Both side edges of the curtain 15 are defined by edge guides 20 extending down from the downstream end 14 of the slide hopper 11 to points which are lower than the place where the curtain reaches the web 16.

Although this application device has the advantage that the curtain 15 falling from the slide hopper 11 before the start of the application of the curtain to the web 16 is received by the application start plate 18 and then recovered by the recovery vessel 21 so as to be used again, the device has a first problem in that a large space for turning or sliding the application start plate needs to be provided in the device, a second problem in that the side edge portions of the curtain are always discarded and not applied to the web but have to be recovered for reuse, and a third problem in that, at the instant the application start plate is separated from the curtain at the start of the application thereof, the curtain is applied to the web over the entire width thereof at the same time, making the thickness of the initially applied portion of the liquid on the web larger than in other portions.

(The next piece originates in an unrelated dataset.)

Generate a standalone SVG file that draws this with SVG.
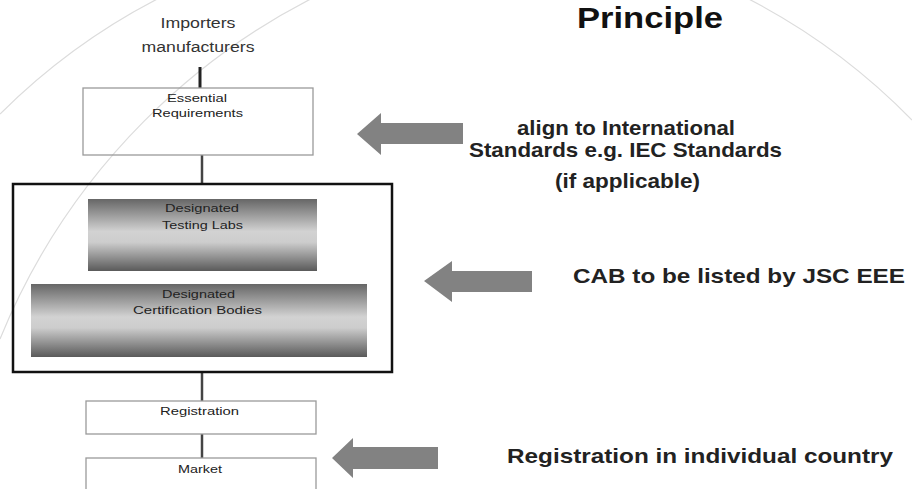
<svg xmlns="http://www.w3.org/2000/svg" width="912" height="489" viewBox="0 0 912 489">
<style>
.bg{fill:none;stroke:#dcdcdc;stroke-width:1.2}
.box{fill:none;stroke:#9a9a9a;stroke-width:1.3}
.frame{fill:none;stroke:#111;stroke-width:2.5}
.grad{fill:url(#g);stroke:none}
.conn{stroke:#444;stroke-width:2.5;fill:none}
.arr{fill:#828282}
.s{font-family:"Liberation Sans",Arial,sans-serif;font-size:10px;fill:#222;text-anchor:middle}
.m{font-family:"Liberation Sans",Arial,sans-serif;font-size:14px;fill:#333;text-anchor:middle}
.b{font-family:"Liberation Sans",Arial,sans-serif;font-size:21px;font-weight:bold;fill:#222;text-anchor:middle}
.t{font-family:"Liberation Sans",Arial,sans-serif;font-size:29px;font-weight:bold;fill:#111;text-anchor:middle}
</style>
<defs>
<linearGradient id="g" x1="0" y1="0" x2="0" y2="1">
<stop offset="0" stop-color="#666"/>
<stop offset="0.45" stop-color="#d2d2d2"/>
<stop offset="0.6" stop-color="#cdcdcd"/>
<stop offset="1" stop-color="#5a5a5a"/>
</linearGradient>
</defs>
<g id="background">
<path class="bg" d="M0,114 A642,642 0 0,1 912,120"/>
<path class="bg" d="M0,339 A664,664 0 0,1 921,0"/>
</g>
<g id="connectors">
<line class="conn" x1="200" y1="67" x2="200" y2="88" style="stroke:#222;stroke-width:3"/>
<line class="conn" x1="202" y1="155" x2="202" y2="183"/>
<line class="conn" x1="202" y1="373" x2="202" y2="401"/>
<line class="conn" x1="202" y1="434" x2="202" y2="458"/>
</g>
<g id="importers">
<text class="m" x="198" y="28" textLength="75" lengthAdjust="spacingAndGlyphs">Importers</text>
<text class="m" x="198" y="52" textLength="113" lengthAdjust="spacingAndGlyphs">manufacturers</text>
</g>
<g id="essential">
<rect class="box" x="83" y="88" width="230" height="67"/>
<text class="s" x="197" y="102" textLength="60" lengthAdjust="spacingAndGlyphs">Essential</text>
<text class="s" x="197.5" y="117" textLength="91" lengthAdjust="spacingAndGlyphs">Requirements</text>
</g>
<g id="cab-frame">
<rect class="frame" x="13" y="184" width="379" height="188"/>
</g>
<g id="testing-labs">
<rect class="grad" x="88" y="199" width="229" height="72"/>
<text class="s" x="202" y="212" textLength="74" lengthAdjust="spacingAndGlyphs">Designated</text>
<text class="s" x="202.5" y="229" textLength="81" lengthAdjust="spacingAndGlyphs">Testing Labs</text>
</g>
<g id="certification-bodies">
<rect class="grad" x="31" y="284" width="336" height="73"/>
<text class="s" x="198.5" y="298" textLength="73" lengthAdjust="spacingAndGlyphs">Designated</text>
<text class="s" x="197.5" y="314" textLength="129" lengthAdjust="spacingAndGlyphs">Certification Bodies</text>
</g>
<g id="registration">
<rect class="box" x="86" y="401" width="230" height="33"/>
<text class="s" x="199.5" y="415" textLength="79" lengthAdjust="spacingAndGlyphs">Registration</text>
</g>
<g id="market">
<rect class="box" x="86" y="458" width="230" height="40"/>
<text class="s" x="200" y="473" textLength="44" lengthAdjust="spacingAndGlyphs">Market</text>
</g>
<g id="arrows">
<polygon class="arr" points="357,134 381,113 381,123 463,123 463,144 381,144 381,155"/>
<polygon class="arr" points="424,281 452,261 452,271 532,271 532,292 452,292 452,302"/>
<polygon class="arr" points="332,458 353,438 353,447 438,447 438,469 353,469 353,478"/>
</g>
<g id="labels">
<text class="t" x="650" y="28" textLength="146" lengthAdjust="spacingAndGlyphs">Principle</text>
<text class="b" x="626" y="135" textLength="218" lengthAdjust="spacingAndGlyphs">align to International</text>
<text class="b" x="625.5" y="157" textLength="313" lengthAdjust="spacingAndGlyphs">Standards e.g. IEC Standards</text>
<text class="b" x="627.5" y="188" textLength="145" lengthAdjust="spacingAndGlyphs">(if applicable)</text>
<text class="b" x="739" y="283" textLength="332" lengthAdjust="spacingAndGlyphs">CAB to be listed by JSC EEE</text>
<text class="b" x="700" y="463" textLength="386" lengthAdjust="spacingAndGlyphs">Registration in individual country</text>
</g>
</svg>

The large space, which causes the first problem, needs to be provided so as to make it possible to dispose the slide hopper 11 over the path of the moving web 16 and to make the height of the curtain 15 sufficient. If the liquid is such that the height of the curtain 15 cannot be as high as desired and it can only be made significantly less than that of the slide hopper, the hopper cannot be located over the path of the web and must be located opposite the path across the edge guides 20, making it difficult to turn the application start plate 18 as mentioned above.

The second problem is caused by the fact that the width of the application start plate 18 and the web 16 must be smaller than the distance between the two edge guides 20 so as to be able to turn the plate. If the liquid is made of a single constituent and can therefore be recovered for reuse, or if the liquid is made of plural but less expensive constituents, the application device can be economically operated If, on the other hand, the liquid is made of a large number of constituents and therefore cannot be recovered or the liquid is more expensive, the width of the curtain 15 must be decreased. In that case, the distance between the two edge guides 20 is made smaller than the width of the web 16 or a backup roller 17 so as to place the lower ends of the edge guides in positions which are higher than the line where the curtain 15 collides against the web. If the distance between the web 16 and the edge guides 20 is much increased, the width of the stream of the curtain is decreased, making the applied curtain on the web nonuniform. In that case, the application device, whose application start plate 18 is placed between the web and the guides, cannot be used for the desired applications.

The third problem is caused by liquid accumulation over the point of collision of the curtain 15 against the application start plate 18 receiving the falling curtain before the start of the application to the web 16, which tends to transfer s from the plate 18 to the web 16 at the start of application to the web 16. (See FIG. 11.)

SUMMARY OF THE INVENTION

The present invention was made in order to solve the above-mentioned problems.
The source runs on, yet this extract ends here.